China Daily, the official English-language newspaper used to signal the Communist Party's views to the outside world, said President Bush had taken a "wrecking-ball" to world affairs.
Its stinging rebuke was in marked contrast to previous commentary by Party advisers which stressed President Bush's successes in improving ties with Beijing.
The comments, in the paper's main editorial, went on to express scepticism for President Obama's vision of remaking America.
"The US leaders have never been shy of talking about their country's ambition to be the leader of the world," it said, sarcastically. "For them, it is a divinely granted destiny no matter what other nations think."
It said more was required than just the "goodwill" Mr Obama might generate around the world.
The financial crisis would limit his power to act, put strains on overseas alliances and lead to clashes with other countries' interests, it said. He would most probably fail to win wars in Iraq or Afghanistan, broker peace in the Middle East, prevent Iran building a nuclear programme, or stabilise African countries.
"The realities on the ground are more complex than presented by Obama," it concluded.
The new hard line may reflect individual embarrassment by China Daily, the only major state media not to censor Mr Obama's speech yesterday. In fact, it carried the comments from his inaugural address saying that regimes which crush dissent are "on the wrong side of history" on its front page.
Yet China also sees current American weakness, due to the financial crisis and the unpopularity of the war in Iraq, as an opportunity for promoting its different approach to both internal governance and external relations on the world stage.
It has been effusive in its praise for President Bush's conciliatory stance towards Beijing - and his insistence on attending the opening ceremony of the Olympics last year, despite calls for a boycott.
But it clearly felt its basic dislike of American interventionist policies be restated. "The world was holding its breath awaiting the end of President George W. Bush's wrecking-ball approach to world affairs," it said.
The paper also carried an aggressive commentary denouncing Henry Paulson, the outgoing treasury secretary, and Ben Bernanke, chairman of the US Federal Reserve, for suggesting that China might be partially responsible for the financial crisis for allowing savings to rise and consumption to fall.
"These remarks exhibit the obvious intention of the top US financial authorities to shirk their responsibilities for poor financial performances and shift domestic dissatisfactions to other countries," wrote Shen Dingli, an international relations professor at Shanghai's Fudan University who also advises the government.
Only the day before, the same newspaper said the financial crisis would draw America and China closer together.
Most popular newspapers in China have reacted more positively to President Obama.

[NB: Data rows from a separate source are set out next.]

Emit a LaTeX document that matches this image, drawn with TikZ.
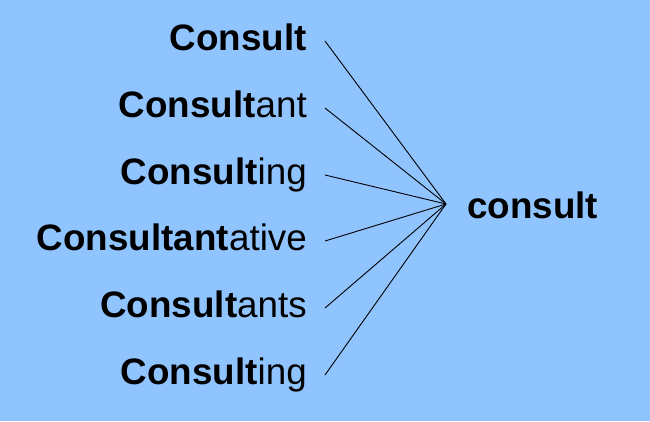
\documentclass[tikz,border=0pt]{standalone}
\usepackage{fontspec}
\setmainfont{Liberation Sans}
\definecolor{bgblue}{RGB}{144,196,255}
\begin{document}
\begin{tikzpicture}[x=1pt,y=-1pt,
  word/.style={anchor=base east,inner sep=0pt,font=\fontsize{36.8}{44}\selectfont},
  conn/.style={black,line width=0.9pt}]
\fill[bgblue] (0,0) rectangle (650,421);
\useasboundingbox (0,0) rectangle (650,421);
\node[word] (w1) at (307,50) {\textbf{Consult}};
\node[word] (w2) at (307,117) {\textbf{Consult}ant};
\node[word] (w3) at (307,184) {\textbf{Consult}ing};
\node[word] (w4) at (307,250) {\textbf{Consultant}ative};
\node[word] (w5) at (307,317) {\textbf{Consult}ants};
\node[word] (w6) at (307,384) {\textbf{Consult}ing};
\node[word,anchor=base west] (c) at (467,218) {\textbf{consult}};
\coordinate (hub) at (446,204);
\foreach \i in {1,...,6}{
  \coordinate (s\i) at ([shift={(18pt,9pt)}]w\i.base east);
  \draw[conn] (s\i) -- (hub);
}
\end{tikzpicture}
\end{document}
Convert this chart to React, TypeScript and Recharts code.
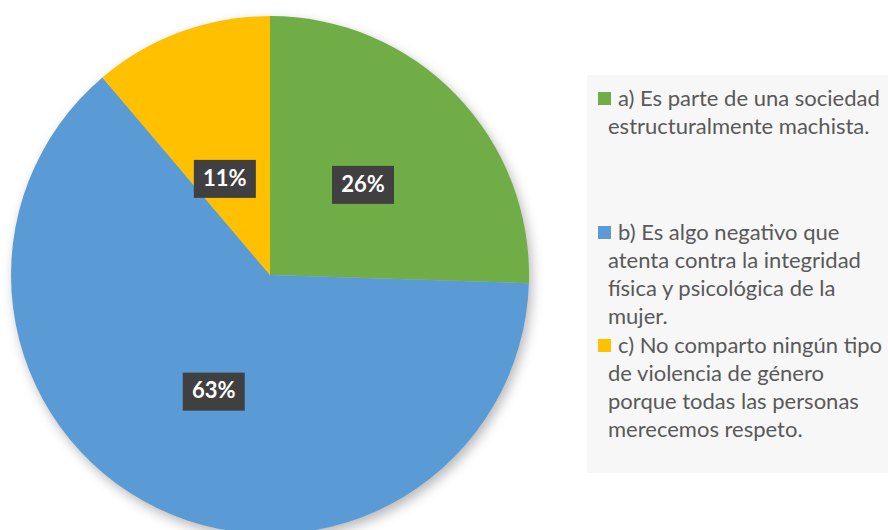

One website went so far as to portray him as Superman in a cartoon - albeit a Superman whose Chinese girlfriend refuses to lend him more money until he has learned to be more prudent with his finances.
The Chinese government has come under much criticism for investing so much of its foreign exchange reserves in lending to the US government - a policy it does not like but which it is forced to follow to avoid a too rapid appreciation of its own currency.
Individual internet commentators mixed admiration for President Obama and America's values with some hostility to what were taken as references to China - in particular his claim that America had "faced down" communism and fascism.
"Obama is such a brainless country bumpkin," wrote one, on the popular Sina.com. "It is already the 21th century and he still connects fascism with communism. This is a true failure of the USA."
"No matter how attractive Obama's personality is, the USA is still our enemy," wrote "Son of China". "What the American people can do, we can do as well."
But others criticised the decision by state media to censor the speech, and compared President Obama favourably to their own leaders. "When will China have such a young and energetic top leader who will give us such real speeches, instead of making speeches which feels like they are a thousand miles away?" wrote 'literate person'.